The master punishes the wicked servant in a way that would have been familiar to Jesus’ audience. Yes, the Romans really did cut people into pieces (don’t look up methods of Roman execution over breakfast). But also, I think we underestimate just how badly people can want evil to be punished. I have a vivid memory of British news reporting the arrest of a notorious serial killer, reporting live from the police station he was being transferred to. News had spread; a large crowd was waiting.
On live television, I heard the snarl of a crowd wanting to tear another human being apart. If the police had lost control, the killer would never have reached his cell alive.
A Vengeful God? Or a Just God?
So a parable in which the evil slave gets torn to bits isn’t necessarily one where Jesus presents us with a vengeful God. The master in the parable wasn’t waiting for the slave to step out of line; they wanted the slave to be responsible and sensible, in a job they knew how to do. If they were, they were rewarded for good behaviour. But if they weren’t, they were punished.

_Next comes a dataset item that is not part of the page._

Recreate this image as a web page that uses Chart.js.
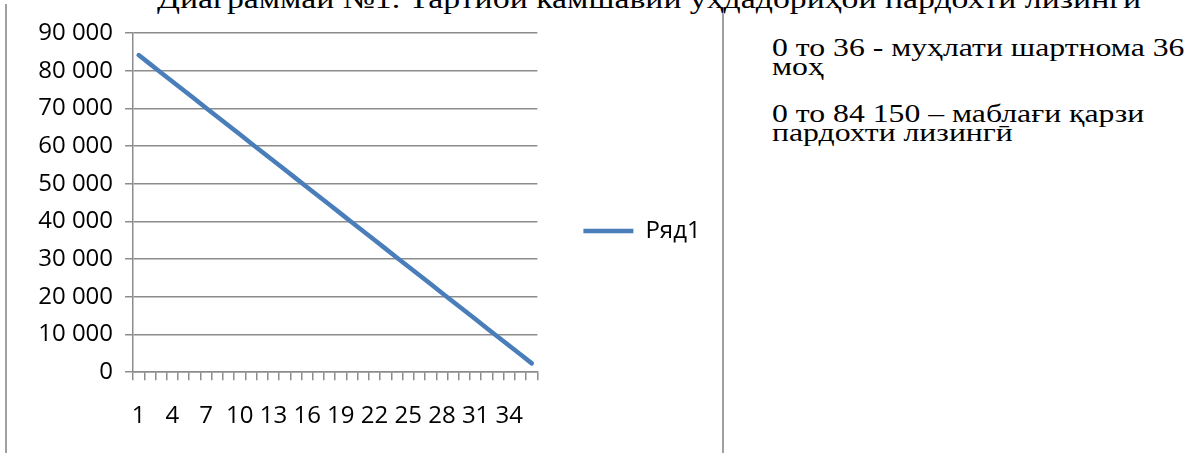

In both cases, the way the slave behaved had consequences. Jesus is not so much presenting us with a vengeful God, as with a just God.
If Jesus was trying to warn people away from self-centred evil, the punishment in the parable needed to work as a warning. A warning that actions have consequences. That was the rationale for the Roman’s various gruesome methods of execution; when people’s lives are desperate, punishment needs to be terrifying. Even more terrifying than having you and your family starve to death.
In the context of the times, bad actions should have bad consequences. And terrible actions – should have terrible consequences.